Между механиком и Петрушей произошел длинный спор, в котором оба они апеллировали к нам. Негодование механика не утихало часа полтора или два. Он вспоминал разные горестные эпизоды из своей жизни и укорял нас тем, что мы вот плывем и даже не знаем, с каким трудом он, механик, возит нас на этом паршивом мотоботе, на котором такая невозможная машина. Он упрекал Петрушу в том, что тот ушел с вахты, а немцы тем временем могут нас обстрелять. Но когда задетый этими словами Петруша решил раньше времени вернуться на вахту, механик стал обижаться: «На кого же ты меня оставляешь, Петруша?» И Петруша остался.

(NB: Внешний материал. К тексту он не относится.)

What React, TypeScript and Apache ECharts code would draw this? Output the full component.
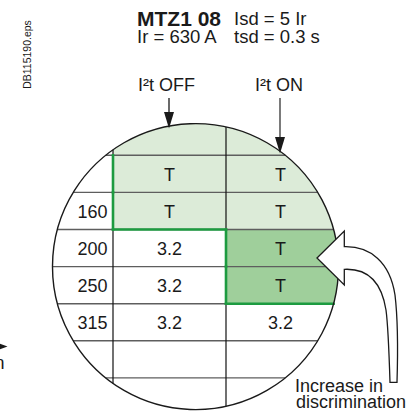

На исходе второго часа беседы механик наконец уснул, положив голову на стол, а Петруша все же отправился на вахту.
Прошло несколько часов. Хотя довольно сильно штормило – было пять или шесть баллов, – но ветер оказался попутным, и мы пришли в Эйну раньше, чем предполагали, глубокой ночью. Ежась от холода, мы вылезли на палубу и по сходне перебежали на берег.
Влево и вправо уходили берега Рыбачьего полуострова, покрытые снегом. И рядом с этим снегом окаймлявшее его море казалось почти черным.
Справа от того места, где мы пристали, поднимались мачты недавно затопленного здесь, а когда-то раньше известного всей стране гидрографического судна «Персей». Подальше торчали мачты и трубы еще двух затопленных судов.
После того как немцы, в первые же три дня войны, своим маршем на восток, к реке Западная Лица, отрезали Рыбачий и Средний от материка, они лишили гарнизон полуостровов всякого сухопутного сообщения. Теперь, пытаясь нарушить единственную оставшуюся коммуникацию – морскую, немцы зверски бомбили и маленькую гавань Озерки на Среднем полуострове, и гавань Эйна на Рыбачьем. И на причалах, и в их окрестностях не было буквально ни одного живого места, все было в занесенных снегом воронках.
Мы вылезли на берег и пошли искать начальство.
Ночь была студеная и ветреная. Одновременно мела и метель, и поднятая ветром поземка. Проваливаясь в снегу, мы с Зельмой забрались на какую-то гору, но никого там не нашли, вернулись на пристань, пошли снова, но уже в другую сторону и наконец по легкому дымку нашли пещеру, в которой грелся дежурный патруль.
Красноармеец проводил нас к коменданту: его землянка в километре от гавани была врезана в один из каменистых холмов.
В этой довольно просторной землянке, с четырьмя койками, за сбитым из досок столом сидел комендант гавани Эйна старший лейтенант Гинзбург, как выяснилось, одессит по рождению, убеждению и образованию. Пока что за время войны здесь, на Рыбачьем, у него был только один корреспондент, и Гинзбург был обрадован нашим появлением.